#### Data shown:
-----

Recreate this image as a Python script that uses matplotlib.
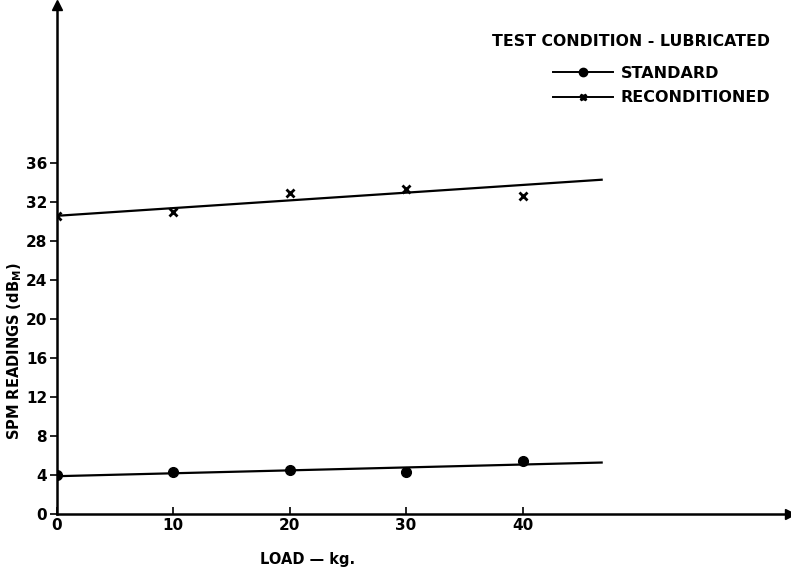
#!/usr/bin/env python

import numpy as np
import matplotlib
matplotlib.use("Agg")
import matplotlib.pyplot as plt

# measured points (load in kg, SPM reading in dBm)
load = [0, 10, 20, 30, 40]
standard = [4.0, 4.3, 4.5, 4.3, 5.5]
reconditioned = [30.6, 31.0, 32.9, 33.3, 32.6]

# straight lines drawn through the points (end points)
fit_load = [0, 46.8]
standard_fit = [3.9, 5.3]
reconditioned_fit = [30.6, 34.3]

yticks = [0, 4, 8, 12, 16, 20, 24, 28, 32, 36]
xticks = [0, 10, 20, 30, 40]

plt.rcParams['font.family'] = ['DejaVu Sans']
plt.rcParams['font.weight'] = 'bold'
plt.rcParams['axes.labelweight'] = 'bold'

fig = plt.figure(figsize=(7.91, 5.72), dpi=100)
ax = fig.add_axes([0.072, 0.101, 0.927, 0.89])

# fitted lines
ax.plot(fit_load, standard_fit, color='black', lw=1.6, zorder=2)
ax.plot(fit_load, reconditioned_fit, color='black', lw=1.6, zorder=2)

# data points
ax.plot(load, standard, 'o', color='black', ms=7, zorder=3)
ax.plot(load, reconditioned, 'x', color='black', ms=6, mew=2, zorder=3)

# legend entries (line through marker)
h1, = ax.plot([], [], '-o', color='black', lw=1.4, ms=6)
h2, = ax.plot([], [], '-X', color='black', lw=1.4, ms=5)
leg = ax.legend([h1, h2], ['STANDARD', 'RECONDITIONED'],
                title='TEST CONDITION - LUBRICATED', frameon=False,
                loc='upper right', bbox_to_anchor=(0.973, 0.943),
                borderaxespad=0, borderpad=0,
                handlelength=3.75, handletextpad=0.5, labelspacing=0.6,
                fontsize=11.5, title_fontsize=11.3)
leg.get_title().set_fontweight('bold')
leg._legend_box.align = 'right'
leg._legend_box.sep = 12

ax.set_xlim(0, 63)
ax.set_ylim(0, 52.2)
ax.set_xticks(xticks)
ax.set_yticks(yticks)
ax.tick_params(axis='x', direction='in', length=5, width=1.2, labelsize=11, pad=3)
ax.tick_params(axis='y', direction='out', length=5, width=1.2, labelsize=11, pad=2)

for s in ['top', 'right']:
    ax.spines[s].set_visible(False)
for s in ['left', 'bottom']:
    ax.spines[s].set_linewidth(1.8)

# axis arrows
ax.plot(1, 0, '>k', ms=7, transform=ax.get_yaxis_transform(), clip_on=False)
ax.plot(0, 1, '^k', ms=7, transform=ax.get_xaxis_transform(), clip_on=False)

ax.set_ylabel('SPM READINGS (dB$_\\mathbf{M}$)', fontsize=10.5)
ax.set_xlabel('LOAD \u2014 kg.', fontsize=10.5)
ax.xaxis.set_label_coords(0.342, -0.075)
ax.yaxis.set_label_coords(-0.045, 0.32)

fig.savefig('out.png', dpi=100)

-----

#### Task:
Retype each line of the listing above word for word. Exclude the pictures.

#### Task solution:
Recreate this image as a Python script that uses matplotlib.
#!/usr/bin/env python

import numpy as np
import matplotlib
matplotlib.use("Agg")
import matplotlib.pyplot as plt

# measured points (load in kg, SPM reading in dBm)
load = [0, 10, 20, 30, 40]
standard = [4.0, 4.3, 4.5, 4.3, 5.5]
reconditioned = [30.6, 31.0, 32.9, 33.3, 32.6]

# straight lines drawn through the points (end points)
fit_load = [0, 46.8]
standard_fit = [3.9, 5.3]
reconditioned_fit = [30.6, 34.3]

yticks = [0, 4, 8, 12, 16, 20, 24, 28, 32, 36]
xticks = [0, 10, 20, 30, 40]

plt.rcParams['font.family'] = ['DejaVu Sans']
plt.rcParams['font.weight'] = 'bold'
plt.rcParams['axes.labelweight'] = 'bold'

fig = plt.figure(figsize=(7.91, 5.72), dpi=100)
ax = fig.add_axes([0.072, 0.101, 0.927, 0.89])

# fitted lines
ax.plot(fit_load, standard_fit, color='black', lw=1.6, zorder=2)
ax.plot(fit_load, reconditioned_fit, color='black', lw=1.6, zorder=2)

# data points
ax.plot(load, standard, 'o', color='black', ms=7, zorder=3)
ax.plot(load, reconditioned, 'x', color='black', ms=6, mew=2, zorder=3)

# legend entries (line through marker)
h1, = ax.plot([], [], '-o', color='black', lw=1.4, ms=6)
h2, = ax.plot([], [], '-X', color='black', lw=1.4, ms=5)
leg = ax.legend([h1, h2], ['STANDARD', 'RECONDITIONED'],
                title='TEST CONDITION - LUBRICATED', frameon=False,
                loc='upper right', bbox_to_anchor=(0.973, 0.943),
                borderaxespad=0, borderpad=0,
                handlelength=3.75, handletextpad=0.5, labelspacing=0.6,
                fontsize=11.5, title_fontsize=11.3)
leg.get_title().set_fontweight('bold')
leg._legend_box.align = 'right'
leg._legend_box.sep = 12

ax.set_xlim(0, 63)
ax.set_ylim(0, 52.2)
ax.set_xticks(xticks)
ax.set_yticks(yticks)
ax.tick_params(axis='x', direction='in', length=5, width=1.2, labelsize=11, pad=3)
ax.tick_params(axis='y', direction='out', length=5, width=1.2, labelsize=11, pad=2)

for s in ['top', 'right']:
    ax.spines[s].set_visible(False)
for s in ['left', 'bottom']:
    ax.spines[s].set_linewidth(1.8)

# axis arrows
ax.plot(1, 0, '>k', ms=7, transform=ax.get_yaxis_transform(), clip_on=False)
ax.plot(0, 1, '^k', ms=7, transform=ax.get_xaxis_transform(), clip_on=False)

ax.set_ylabel('SPM READINGS (dB$_\\mathbf{M}$)', fontsize=10.5)
ax.set_xlabel('LOAD \u2014 kg.', fontsize=10.5)
ax.xaxis.set_label_coords(0.342, -0.075)
ax.yaxis.set_label_coords(-0.045, 0.32)

fig.savefig('out.png', dpi=100)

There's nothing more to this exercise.